DATA.
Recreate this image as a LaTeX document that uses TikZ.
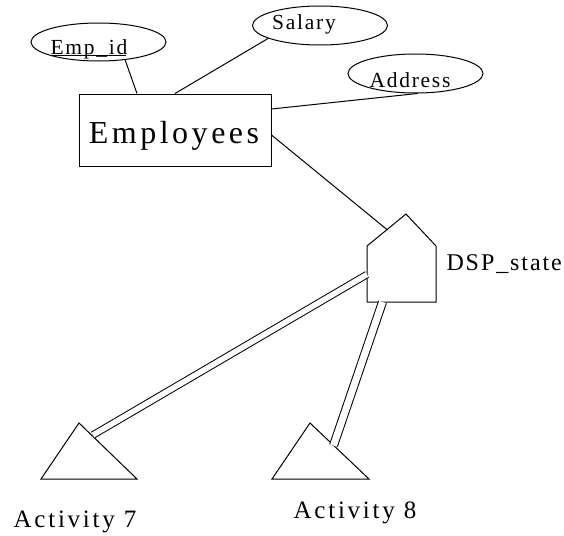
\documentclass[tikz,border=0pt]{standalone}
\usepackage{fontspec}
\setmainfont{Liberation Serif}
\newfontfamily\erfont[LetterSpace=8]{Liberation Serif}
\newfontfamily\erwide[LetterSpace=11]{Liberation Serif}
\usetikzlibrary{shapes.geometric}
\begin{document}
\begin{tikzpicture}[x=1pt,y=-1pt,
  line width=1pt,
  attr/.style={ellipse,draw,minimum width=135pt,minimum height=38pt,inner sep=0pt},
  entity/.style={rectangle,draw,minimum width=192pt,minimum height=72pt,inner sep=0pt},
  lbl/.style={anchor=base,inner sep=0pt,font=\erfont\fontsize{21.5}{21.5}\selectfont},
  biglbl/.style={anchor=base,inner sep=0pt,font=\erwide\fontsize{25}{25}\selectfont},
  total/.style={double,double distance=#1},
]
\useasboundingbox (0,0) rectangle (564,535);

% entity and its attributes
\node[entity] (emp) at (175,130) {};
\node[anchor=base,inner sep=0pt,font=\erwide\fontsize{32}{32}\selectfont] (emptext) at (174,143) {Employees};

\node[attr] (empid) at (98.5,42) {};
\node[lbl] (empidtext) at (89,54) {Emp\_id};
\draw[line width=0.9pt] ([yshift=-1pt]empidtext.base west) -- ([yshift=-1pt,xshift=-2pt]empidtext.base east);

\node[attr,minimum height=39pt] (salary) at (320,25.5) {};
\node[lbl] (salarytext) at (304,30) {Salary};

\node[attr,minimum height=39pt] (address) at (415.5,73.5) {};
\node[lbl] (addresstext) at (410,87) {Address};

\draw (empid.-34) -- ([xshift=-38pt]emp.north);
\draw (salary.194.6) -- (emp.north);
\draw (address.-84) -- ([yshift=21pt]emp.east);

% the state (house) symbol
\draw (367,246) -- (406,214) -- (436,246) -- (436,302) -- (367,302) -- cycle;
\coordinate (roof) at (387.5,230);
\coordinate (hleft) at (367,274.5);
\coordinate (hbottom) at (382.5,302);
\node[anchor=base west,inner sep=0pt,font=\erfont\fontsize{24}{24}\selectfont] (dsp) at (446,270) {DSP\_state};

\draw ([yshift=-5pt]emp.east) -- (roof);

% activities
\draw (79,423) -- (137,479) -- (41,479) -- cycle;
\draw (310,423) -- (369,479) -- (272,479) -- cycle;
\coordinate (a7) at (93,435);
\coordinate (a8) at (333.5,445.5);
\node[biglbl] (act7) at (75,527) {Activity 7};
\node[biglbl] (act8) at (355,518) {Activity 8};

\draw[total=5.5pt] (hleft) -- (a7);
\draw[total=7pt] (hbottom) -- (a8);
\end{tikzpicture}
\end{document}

OBJECTIVE. Leave out the pictures, then repeat the listing above exactly from its first line to the line with "-- ([yshift=-1pt,xshift=-2pt]empidtext.base east);", inclusive.

RESULT FOR THIS TASK.
Recreate this image as a LaTeX document that uses TikZ.
\documentclass[tikz,border=0pt]{standalone}
\usepackage{fontspec}
\setmainfont{Liberation Serif}
\newfontfamily\erfont[LetterSpace=8]{Liberation Serif}
\newfontfamily\erwide[LetterSpace=11]{Liberation Serif}
\usetikzlibrary{shapes.geometric}
\begin{document}
\begin{tikzpicture}[x=1pt,y=-1pt,
  line width=1pt,
  attr/.style={ellipse,draw,minimum width=135pt,minimum height=38pt,inner sep=0pt},
  entity/.style={rectangle,draw,minimum width=192pt,minimum height=72pt,inner sep=0pt},
  lbl/.style={anchor=base,inner sep=0pt,font=\erfont\fontsize{21.5}{21.5}\selectfont},
  biglbl/.style={anchor=base,inner sep=0pt,font=\erwide\fontsize{25}{25}\selectfont},
  total/.style={double,double distance=#1},
]
\useasboundingbox (0,0) rectangle (564,535);

% entity and its attributes
\node[entity] (emp) at (175,130) {};
\node[anchor=base,inner sep=0pt,font=\erwide\fontsize{32}{32}\selectfont] (emptext) at (174,143) {Employees};

\node[attr] (empid) at (98.5,42) {};
\node[lbl] (empidtext) at (89,54) {Emp\_id};
\draw[line width=0.9pt] ([yshift=-1pt]empidtext.base west) -- ([yshift=-1pt,xshift=-2pt]empidtext.base east);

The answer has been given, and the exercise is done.